3.3.2 Transactions
The specifications of client and server method behavior in this document do not mention transaction boundaries because all methods use transactions in a systematic way, as described in the remainder of this section.
In server processing of a normal method, a transaction begins implicitly on the first access to the database that represents the persistent state of the DC, and ends implicitly before a method returns. When a new logical thread of control is created (see Asynchronous Processing in section 3.4.6), the originating thread implicitly ends its transaction before it returns, and the new logical thread of control implicitly begins an unconnected transaction as described above.
If a transaction fails, and the method return would otherwise have been successful, the Windows error code returned by the method is in one of the following sets:
Retryable: ERROR_DS_DRA_BUSY, ERROR_DS_OUT_OF_VERSION_STORE. There is a significant chance that retrying the request will succeed.
Implementation limit: ERROR_DS_MAX_OBJ_SIZE_EXCEEDED. This error is returned when an implementation-specific, fixed size limit is exceeded. Retrying will not succeed, but the system is functioning normally.
Resource limit: ERROR_DISK_FULL, ERROR_NO_SYSTEM_RESOURCES. Retrying will not succeed; an administrator must increase available resources.
Corruption: ERROR_DS_KEY_NOT_UNIQUE, ERROR_DS_OBJ_NOT_FOUND, ERROR_DISK_OPERATION_FAILED. Retrying will not succeed; an administrator must repair the database that represents the persistent state of the DC or restore the database from backup.
If server processing of a normal method performs some updates and then detects an error condition, it terminates the current transaction before returning the error code that describes the error condition. If the transaction termination encounters an error condition, the method does not report the transaction-related error condition. Instead, the method reports the original error condition.

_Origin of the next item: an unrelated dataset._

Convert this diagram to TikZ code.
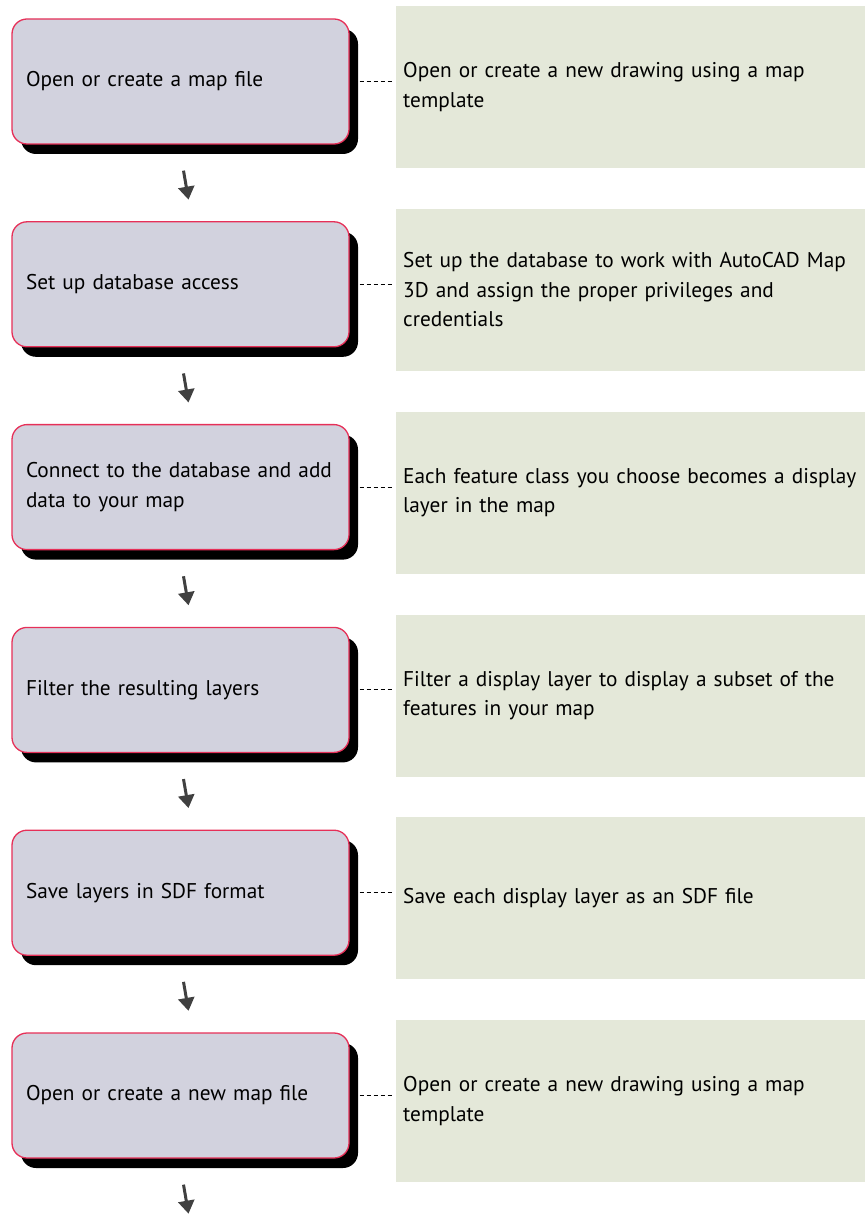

When the specification includes a client preparing a method request or processing a method response, the pattern is similar. When a client that is a DC prepares a method request, it implicitly begins a transaction on the first access to the database that represents the persistent state of the client DC and commits this transaction before sending the request. When a client that is a DC processes a method response, it implicitly begins a transaction on the first access to the database that represents the persistent state of the DC and commits this transaction when processing of the response is complete. A client transaction is never in progress while the client waits for the server to respond to a method request. There is no use of distributed transactions.